Contact: Charlotte Fadipe
916-445-3974 |
September 23, 2014 (14-10)

SACRAMENTO – For the third year in a row, the California Department of Pesticide Regulation (DPR) air monitoring in various California rural agricultural communities shows that the majority of the monitored pesticides were found well below levels that indicate a health concern or need further evaluation.

"DPR has created the nation's only regulatory pesticide air monitoring network to capture data that helps guide our regulatory process," said DPR Director Brian Leahy. "It is a robust process that California can be proud of."

DPR's air monitoring network, was established to expand DPR's knowledge of the potential health risks of long-term exposure to pesticides. DPR scientists sought more accurate estimates of health risks based on long-term exposure rather than extrapolation from short-term monitoring data to help them determine if additional protective measures are needed.
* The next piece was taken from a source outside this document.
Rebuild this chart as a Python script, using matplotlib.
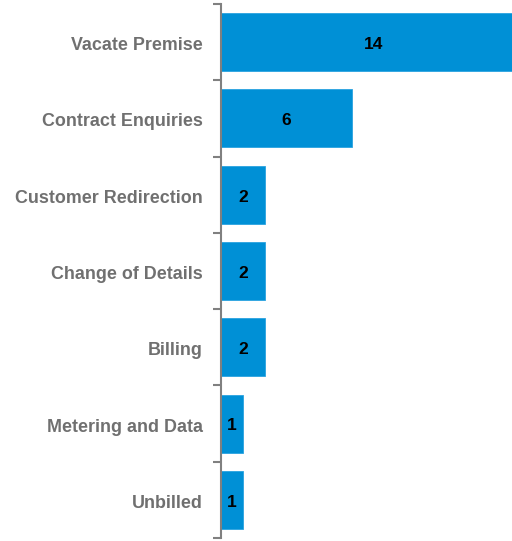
import matplotlib.pyplot as plt
import numpy as np

categories = ["Vacate Premise", "Contract Enquiries", "Customer Redirection",
              "Change of Details", "Billing", "Metering and Data", "Unbilled"]
counts = [14, 6, 2, 2, 2, 1, 1]

plt.rcParams["font.family"] = ["Liberation Sans", "DejaVu Sans"]

fig = plt.figure(figsize=(5.12, 5.41), dpi=100)
ax = fig.add_axes([221 / 512, 3 / 541, 1 - 221 / 512, 534 / 541])

y = np.arange(len(categories))
ax.barh(y, counts, height=0.76, color="#0090D6", edgecolor="#2AA2E0", linewidth=0.6)

for yi, v in zip(y, counts):
    ax.text(v / 2, yi + 0.03, str(v), ha="center", va="center",
            fontsize=12.5, fontweight="bold", color="black")

ax.set_xlim(0, 13.35)
ax.set_ylim(len(categories) - 0.5, -0.5)
ax.set_yticks(y + 0.02)
ax.set_yticklabels(categories, fontsize=12.9, fontweight="bold", color="#707070")
ax.set_yticks(np.arange(-0.5, len(categories)), minor=True)
ax.tick_params(axis="y", which="major", length=0, pad=13)
ax.tick_params(axis="y", which="minor", length=6, width=1.5, color="#808080")
ax.set_xticks([])

for s in ["top", "right", "bottom"]:
    ax.spines[s].set_visible(False)
ax.spines["left"].set_color("#808080")
ax.spines["left"].set_linewidth(1.5)

fig.savefig("out.png", dpi=100)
In 2013, as part of its commitment to statewide air monitoring, DPR monitored 32 pesticides and five pesticide breakdown products in three California communities: Salinas (Monterey County), Shafter (Kern County) and Ripon (San Joaquin County).

These communities, part of the DPR air monitoring network (AMN), were selected from a list of 226 communities based on pesticide use on surrounding farmland and demographics, including the percentage of children, the elderly and farmworkers in the local population.

The pesticides were selected based on their potential health risks and the amount used. They include all the major fumigants, as well as chlorpyrifos.

Overall, the AMN 2013 report found that 92.9 per cent of the 6,033 analyses (number of samples times the number of chemicals analyzed) resulted in no detectable concentrations.

Other key findings include:

  • Of the 32 pesticides and five breakdown products that were monitored, 13 could not be detected at all and 10 were only detected at trace levels.
  • The pesticides detected the most often were chlorothalonil, chlorpyrifos and MITC. They were found at all three locations about 30 percent of the time, at air concentrations that were low relative to the screening levels.
  • For 2013, nearly all measured pesticide air concentrations were less than DPR's regulatory targets* or screening levels **. Chloropicrin was detected slightly above a DPR screening level. 1,3-D did not exceed a DPR screening level. However 1,3-D was detected at a level, that if continued for 70 years, would be above a DPR regulatory target. It is not unusual to see slight variances in annual data and these may be caused by a number of factors. Variances in annual data over a few years do not necessarily indicate a health hazard. DPR has taken action to reduce exposures to 1,3-dichloropropene and is proposing action on chloropicrin.

California is the only state that monitors air as part of its continuous evaluation of pesticides to ensure the protection of workers, public health and the environment. This includes conducting field studies to monitor exposure to workers and to measure how pesticides move and break down in air, soil and water. DPR uses this information to decide if further regulatory measures are necessary.

* Screening level is a level set by DPR to determine if a more detailed evaluation is warranted to assess a potential health risk.
** Regulatory target is the exposure level that DPR has determined unlikely to cause adverse health effects.